DATA FOR THE TASK →

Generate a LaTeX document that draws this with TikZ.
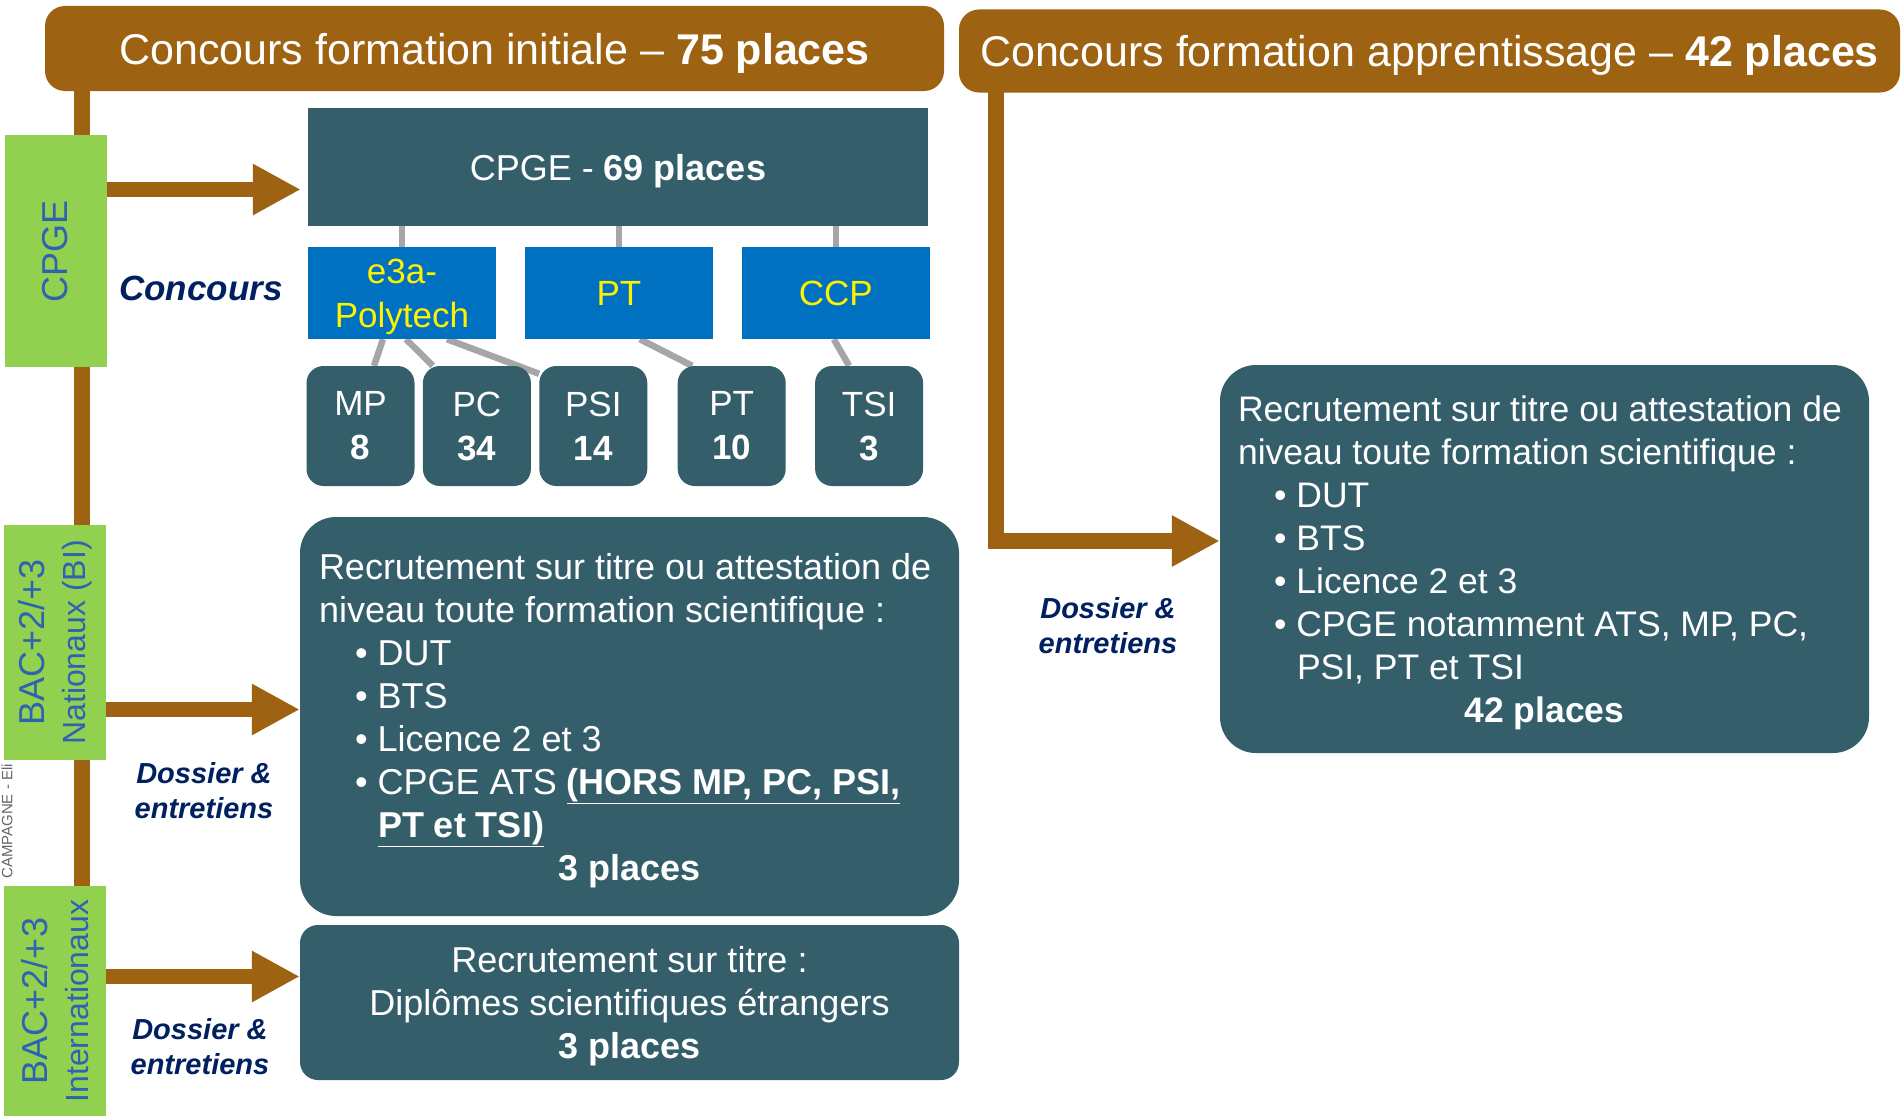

--

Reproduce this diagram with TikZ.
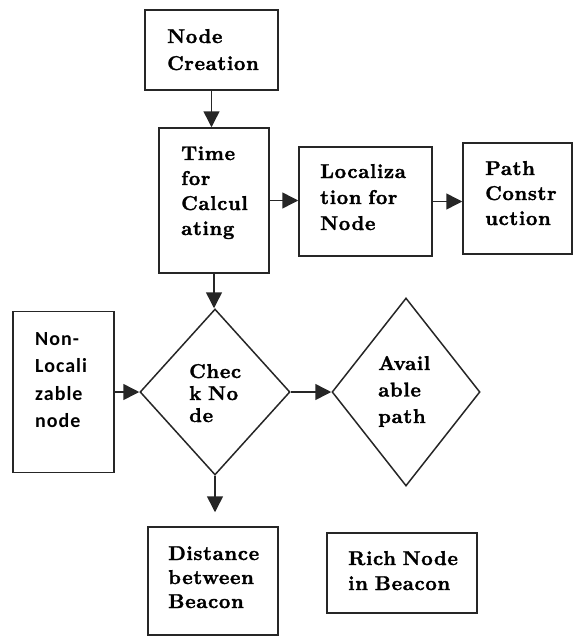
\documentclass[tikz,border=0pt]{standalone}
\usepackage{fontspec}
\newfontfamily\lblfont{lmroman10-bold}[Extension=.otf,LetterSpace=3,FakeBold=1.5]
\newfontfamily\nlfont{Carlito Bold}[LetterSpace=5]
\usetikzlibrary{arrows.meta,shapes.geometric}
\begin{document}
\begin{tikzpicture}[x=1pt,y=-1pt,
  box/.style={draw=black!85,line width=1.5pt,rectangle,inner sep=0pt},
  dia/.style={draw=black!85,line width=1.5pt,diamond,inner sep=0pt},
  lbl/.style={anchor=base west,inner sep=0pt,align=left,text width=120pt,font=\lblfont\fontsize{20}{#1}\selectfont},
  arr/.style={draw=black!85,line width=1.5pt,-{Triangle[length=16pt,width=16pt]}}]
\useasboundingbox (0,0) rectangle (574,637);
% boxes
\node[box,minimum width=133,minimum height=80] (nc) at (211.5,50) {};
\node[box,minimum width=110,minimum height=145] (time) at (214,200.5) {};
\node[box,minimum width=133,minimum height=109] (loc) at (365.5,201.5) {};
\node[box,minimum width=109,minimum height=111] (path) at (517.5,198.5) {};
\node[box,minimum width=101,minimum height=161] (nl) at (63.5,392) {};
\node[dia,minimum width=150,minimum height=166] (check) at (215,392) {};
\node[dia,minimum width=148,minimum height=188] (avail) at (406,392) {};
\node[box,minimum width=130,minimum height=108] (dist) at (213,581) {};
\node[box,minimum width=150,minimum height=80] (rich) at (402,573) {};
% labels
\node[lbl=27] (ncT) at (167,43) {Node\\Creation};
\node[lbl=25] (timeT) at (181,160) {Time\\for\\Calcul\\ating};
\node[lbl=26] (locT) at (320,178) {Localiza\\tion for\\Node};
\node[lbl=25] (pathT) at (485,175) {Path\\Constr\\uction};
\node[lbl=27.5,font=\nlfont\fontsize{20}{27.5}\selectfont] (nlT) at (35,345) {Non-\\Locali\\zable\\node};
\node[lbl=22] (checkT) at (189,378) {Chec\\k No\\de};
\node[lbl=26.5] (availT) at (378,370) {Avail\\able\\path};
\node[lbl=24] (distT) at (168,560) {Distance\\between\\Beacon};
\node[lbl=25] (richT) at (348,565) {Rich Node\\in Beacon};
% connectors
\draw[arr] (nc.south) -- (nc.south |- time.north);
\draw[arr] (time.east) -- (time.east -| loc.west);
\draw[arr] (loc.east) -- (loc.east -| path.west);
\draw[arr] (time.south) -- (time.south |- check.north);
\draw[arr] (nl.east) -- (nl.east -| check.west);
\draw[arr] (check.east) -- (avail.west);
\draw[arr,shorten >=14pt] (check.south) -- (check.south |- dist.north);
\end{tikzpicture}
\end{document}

WORK TO BE COMPLETED → Which lines in the listing above hold the word "this"? Show each of them.

EXERCISE RESPONSE →
Generate a LaTeX document that draws this with TikZ.
Reproduce this diagram with TikZ.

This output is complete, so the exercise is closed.